Seven Signs of Employee Trouble During Change

Tuesday, August 24th, 2010

Thousands of my fellow Long Island business owners will decide to make a significant change to their businesses in the next six months, and hundreds of thousands of Long Island employees will feel the impact. The success of each business’s change is going to be based in large part upon how well the change has been thought through, and how effectively leaders communicated the why and how to their employees.

If you are a leader, deciding to make the change is the easy part. Helping your managers and employees understand and implement the change so you get the results you want is the hard part. So often, companies invest heavily in the technical side of a change without really thinking through the impact on their employees. Nearly any change requires redefining employees’ roles, expectations and behaviors, and many leaders just assume employees will figure it out. But that doesn’t always work.

Failing to address the people side of change can create major hurdles for a business. Here are seven signs of trouble:

1. Employees complain there is “no communication”
2. Managers protect their turf
3. Employees do end-runs around new authority and workarounds on new processes they don’t like or understand
4. Customer complaints increase
5. Decision-making slows to a crawl
6. Good employees leave
7. Employees burn out, give up, go into “coast” mode

Leaders can get better results from their change initiative by appreciating that change will naturally disrupt their employees’ feelings of stability and comfort. While you may be excited about what the change will do for your business, employees are nervous about what the change will do to them.

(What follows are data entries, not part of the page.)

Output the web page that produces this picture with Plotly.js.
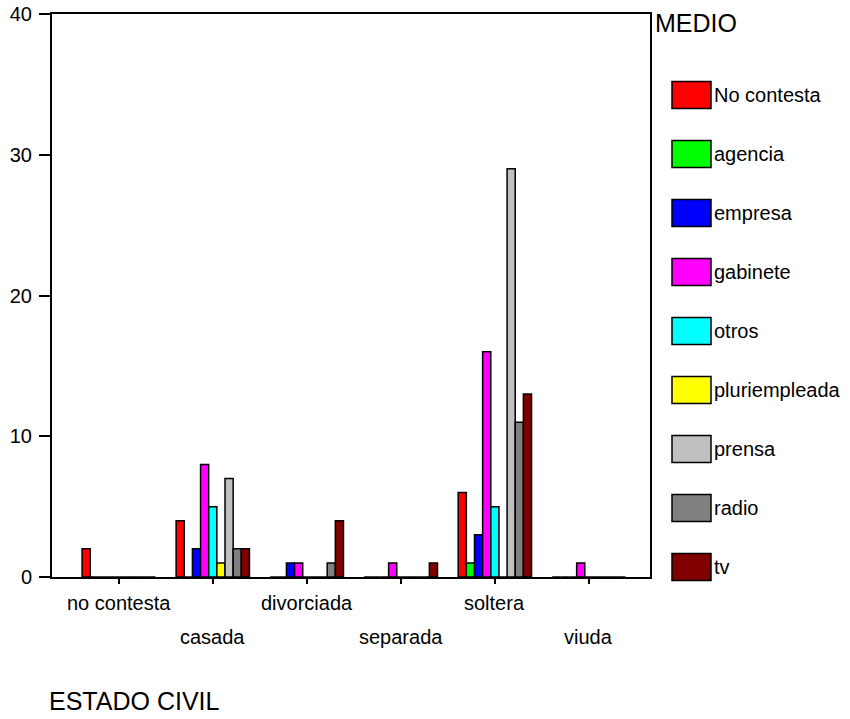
<!DOCTYPE html>
<html>
<head>
<meta charset="utf-8">
<script src="https://cdn.plot.ly/plotly-3.0.1.min.js"></script>
<style>html,body{margin:0;padding:0;background:#fff;}#chart{width:850px;height:719px;}</style>
</head>
<body>
<div id="chart"></div>
<script>
var categories = ["no contesta", "casada", "divorciada", "separada", "soltera", "viuda"];
var seriesNames = ["No contesta", "agencia", "empresa", "gabinete", "otros", "pluriempleada", "prensa", "radio", "tv"];
var noContesta   = [2, 4, 0, 0, 6, 0];
var agencia      = [0, 0, 0, 0, 1, 0];
var empresa      = [0, 2, 1, 0, 3, 0];
var gabinete     = [0, 8, 1, 1, 16, 1];
var otros        = [0, 5, 0, 0, 5, 0];
var pluriempleada= [0, 1, 0, 0, 0, 0];
var prensa       = [0, 7, 0, 0, 29, 0];
var radio        = [0, 2, 1, 0, 11, 0];
var tv           = [0, 2, 4, 1, 13, 0];
var seriesValues = [noContesta, agencia, empresa, gabinete, otros, pluriempleada, prensa, radio, tv];
var colors = ["#FF0000", "#00FF00", "#0000FF", "#FF00FF", "#00FFFF", "#FFFF00", "#C0C0C0", "#808080", "#800000"];
var yTicks = [0, 10, 20, 30, 40];
var legendTitle = "MEDIO";
var xTitle = "ESTADO CIVIL";

var idx = categories.map(function(c, i){ return i; });
var font = "Liberation Sans, Arial, sans-serif";

var traces = seriesNames.map(function(name, s){
  return {
    type: "bar",
    name: name,
    x: idx,
    y: seriesValues[s],
    marker: {color: colors[s], line: {color: "#000", width: 1.5}},
    showlegend: false,
    hoverinfo: "x+y+name"
  };
});

// plot area geometry in pixels (for legend/labels placement)
var L = 52, R = 650, T = 14, B = 577;
function px2x(px){ return (px - L) / (R - L); }
function py2y(py){ return (B - py) / (B - T); }

var shapes = [];
var annotations = [];

// category labels in two staggered rows
categories.forEach(function(c, i){
  annotations.push({
    xref: "x", yref: "paper", x: i, y: py2y(i % 2 === 0 ? 603 : 637),
    text: c, showarrow: false, xanchor: "center", yanchor: "middle",
    font: {family: font, size: 20, color: "#000"}
  });
});

// custom legend
annotations.push({
  xref: "paper", yref: "paper", x: px2x(653), y: py2y(23),
  text: legendTitle, showarrow: false, xanchor: "left", yanchor: "middle",
  font: {family: font, size: 25, color: "#000"}
});
seriesNames.forEach(function(name, s){
  var cy = 95 + s * 59.0;
  shapes.push({
    type: "rect", xref: "paper", yref: "paper",
    x0: px2x(672), x1: px2x(711), y0: py2y(cy - 13.5), y1: py2y(cy + 13.5),
    fillcolor: colors[s], line: {color: "#000", width: 1.5}
  });
  annotations.push({
    xref: "paper", yref: "paper", x: px2x(712), y: py2y(cy),
    text: name, showarrow: false, xanchor: "left", yanchor: "middle",
    font: {family: font, size: 20, color: "#000"}
  });
});

// x axis title
annotations.push({
  xref: "paper", yref: "paper", x: px2x(47), y: py2y(701),
  text: xTitle, showarrow: false, xanchor: "left", yanchor: "middle",
  font: {family: font, size: 25, color: "#000"}
});

var layout = {
  width: 850, height: 719,
  margin: {l: L, r: 850 - R, t: T, b: 719 - B, pad: 0},
  paper_bgcolor: "#fff", plot_bgcolor: "#fff",
  barmode: "group", bargap: 0.22, bargroupgap: 0,
  showlegend: false,
  xaxis: {
    range: [-0.71, 5.65], tickvals: idx, showticklabels: false,
    ticks: "outside", ticklen: 5, tickwidth: 1.5, tickcolor: "#000",
    showline: true, linecolor: "#000", linewidth: 2, mirror: true,
    showgrid: false, zeroline: false
  },
  yaxis: {
    range: [0, 40], tickvals: yTicks, ticktext: yTicks.map(String),
    ticks: "outside", ticklen: 11, tickwidth: 2, tickcolor: "#000",
    ticklabelstandoff: 3,
    showline: true, linecolor: "#000", linewidth: 2, mirror: true,
    showgrid: false, zeroline: false,
    tickfont: {family: font, size: 20, color: "#000"}
  },
  shapes: shapes,
  annotations: annotations
};

Plotly.newPlot("chart", traces, layout, {displayModeBar: false, staticPlot: true});
</script>
</body>
</html>
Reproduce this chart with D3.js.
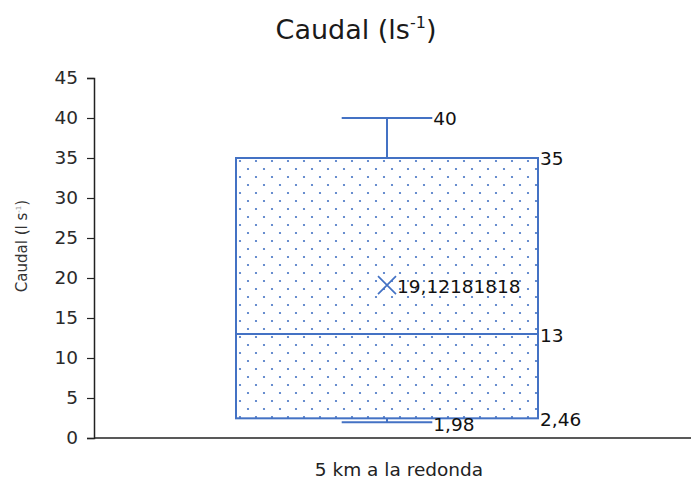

A wise approach is to think through the implications for jobs, roles and individuals, and communicate both what the impact will be to an individual, and what is in it for them. By doing so, you will be light years ahead of the game. 

That information is an essential part of what an employee needs to process, understand, accept and internalize the change.  And receiving it from you, in respectful, appropriate way, goes a long way toward creating the type of atmosphere and culture that will help your business soar.